Claustrophobia affects between 0.7% and 13% of patients, but between 40% and 65% feel some degree of anxiety, they stated. Its prevalence tends to be underestimated, and it is characterized by negative anticipation and avoidance of examinations, plus failure to attend an MRI appointment.

The classical treatments include anxiolytic medication, anesthesia, and adopting a prone position, as well as using open MRI systems, cognitive behavioral therapy, and visual aids and music.

During hypnosis, sensory perceptions are modified, and the brain is more susceptible to suggestions, they pointed out. The technique diminishes perception of pain by up to 50%. The anterior cingulate cortex, a part of the frontal lobe, plays a role in ending automatisms, novelty detection, decision-making, learning, and pain control. The precuneus (or quadrate lobule of Foville), part of the parietal lobe, is involved in self-consciousness and imagery. These two regions are regularly activated during hypnosis, and are connected to the amygdala complex. This complex comprises numerous nuclei and is situated in the medial temporal lobe, close to the hippocampus. It belongs to the limbic system, which helps process emotions.

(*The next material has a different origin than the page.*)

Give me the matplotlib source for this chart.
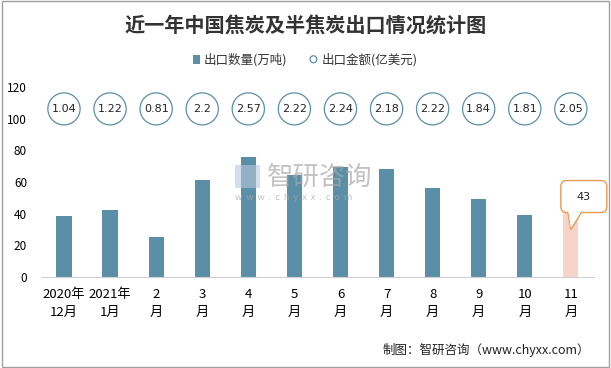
import numpy as np
import matplotlib
matplotlib.use("Agg")
import matplotlib.pyplot as plt
from matplotlib.patches import Ellipse, Rectangle, FancyBboxPatch, Polygon
from matplotlib.transforms import IdentityTransform

plt.rcParams['font.family'] = ['Noto Sans CJK SC', 'DejaVu Sans']

months = ["2020年\n12月", "2021年\n1月", "2\n月", "3\n月", "4\n月", "5\n月",
          "6\n月", "7\n月", "8\n月", "9\n月", "10\n月", "11\n月"]
volume = [38.5, 42.3, 25.3, 61.3, 75.8, 64.4, 69.5, 68.2, 56.2, 49.3, 39.2, 43]
amount = [1.04, 1.22, 0.81, 2.2, 2.57, 2.22, 2.24, 2.18, 2.22, 1.84, 1.81, 2.05]

BAR = "#5B8FA7"
HILITE = "#F8D3C8"
ORANGE = "#E59A50"

fig = plt.figure(figsize=(6.11, 3.68), dpi=100)
fig.patches.append(Rectangle((0.003, 0.004), 0.994, 0.992, transform=fig.transFigure,
                             fill=False, ec="#A0A0A0", lw=1))
ax = fig.add_axes([0.067, 0.247, 0.905, 0.517])

x = np.arange(len(months))
colors = [BAR] * (len(months) - 1) + [HILITE]
ax.bar(x, volume, width=0.33, color=colors, zorder=2)

ax.set_xlim(-0.5, len(months) - 0.5)
ax.set_ylim(0, 120)

# amount circles
for xi, v in zip(x, amount):
    ax.add_patch(Ellipse((xi, 106.1), 0.70, 20.2, fill=False, ec=BAR, lw=0.9, zorder=3))
    ax.text(xi, 106.1, f"{v:g}", ha="center", va="center", fontsize=8,
            family=["DejaVu Sans"], color="#222222", zorder=4)

# callout for the last bar (drawn in pixel space)
tx, ty = ax.transData.transform((x[-1], 30))
bl, br, bb, bt = tx - 10, tx + 36, ty + 17, ty + 49
box = FancyBboxPatch((bl, bb), br - bl, bt - bb, boxstyle="round,pad=0,rounding_size=6",
                     transform=IdentityTransform(), fc="white", ec=ORANGE, lw=1, zorder=6,
                     clip_on=False)
ax.add_patch(box)
ptr = Polygon([(tx - 3, bb + 0.8), (tx, ty), (tx + 11, bb + 0.8)], closed=False,
              transform=IdentityTransform(), fc="white", ec=ORANGE, lw=1, zorder=7,
              clip_on=False)
ax.add_patch(ptr)
ax.add_patch(Polygon([(tx - 2.5, bb + 1.2), (tx, ty + 2), (tx + 10.3, bb + 1.2)],
                     transform=IdentityTransform(), fc="white", ec="none", zorder=8,
                     clip_on=False))
ax.text((bl + br) / 2, (bb + bt) / 2, f"{volume[-1]:g}", transform=IdentityTransform(),
        ha="center", va="center", fontsize=8, family=["DejaVu Sans"], color="#222222", zorder=9)

ax.set_yticks(np.arange(0, 121, 20))
ax.set_xticks(x)
ax.set_xticklabels(months, fontsize=9.5, linespacing=1.5)
ax.tick_params(axis="y", length=0, labelsize=8.5, pad=10)
ax.tick_params(axis="x", length=0, pad=8)
for s in ["top", "right", "left"]:
    ax.spines[s].set_visible(False)
ax.spines["bottom"].set_color("#D0D0D0")

# title and legend
fig.text(0.5, 0.93, "近一年中国焦炭及半焦炭出口情况统计图", ha="center", va="center",
         fontsize=14.5, fontweight="bold", color="#333333")
fig.patches.append(Rectangle((0.316, 0.827), 0.011, 0.024, transform=fig.transFigure,
                             fc=BAR, ec="none"))
fig.text(0.333, 0.838, "出口数量(万吨)", ha="left", va="center", fontsize=9, color="#333333")
fig.patches.append(Ellipse((0.513, 0.839), 0.011, 0.019, transform=fig.transFigure,
                           fill=False, ec=BAR, lw=0.9))
fig.text(0.527, 0.838, "出口金额(亿美元)", ha="left", va="center", fontsize=9, color="#333333")

# watermark
fig.text(0.437, 0.519, "智研咨询", ha="left", va="center", fontsize=19, color="#A8A8A8", alpha=0.7)
fig.text(0.385, 0.463, "w  w  w  .  c  h  y  x  x  .  c  o  m", ha="left", va="center",
         fontsize=6.5, color="#A8A8A8", alpha=0.7)
fig.patches.append(Rectangle((0.385, 0.49), 0.04, 0.062, transform=fig.transFigure,
                             fc="#B8C8DC", ec="none", alpha=0.6))

# footer
fig.text(0.965, 0.05, "制图：智研咨询（www.chyxx.com）", ha="right", va="center",
         fontsize=9, color="#222222")

fig.savefig("out.png", dpi=100)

"Anxiety arises out of the blue; it corresponds to a state of apprehension or fear occurring with no identifiable hazard," explained Fontaine, lead author of the RSNA exhibit. "The MRI examination is performed while the patient mentally recalls a pleasant memory involving a repetitive noise."

The methods used by the French group were developed by Dr. Milton Hyland Erickson, a U.S. psychiatrist who founded modern hypnotherapy. He created a technique based on conversation, in opposition to the authoritative approach of classical hypnosis.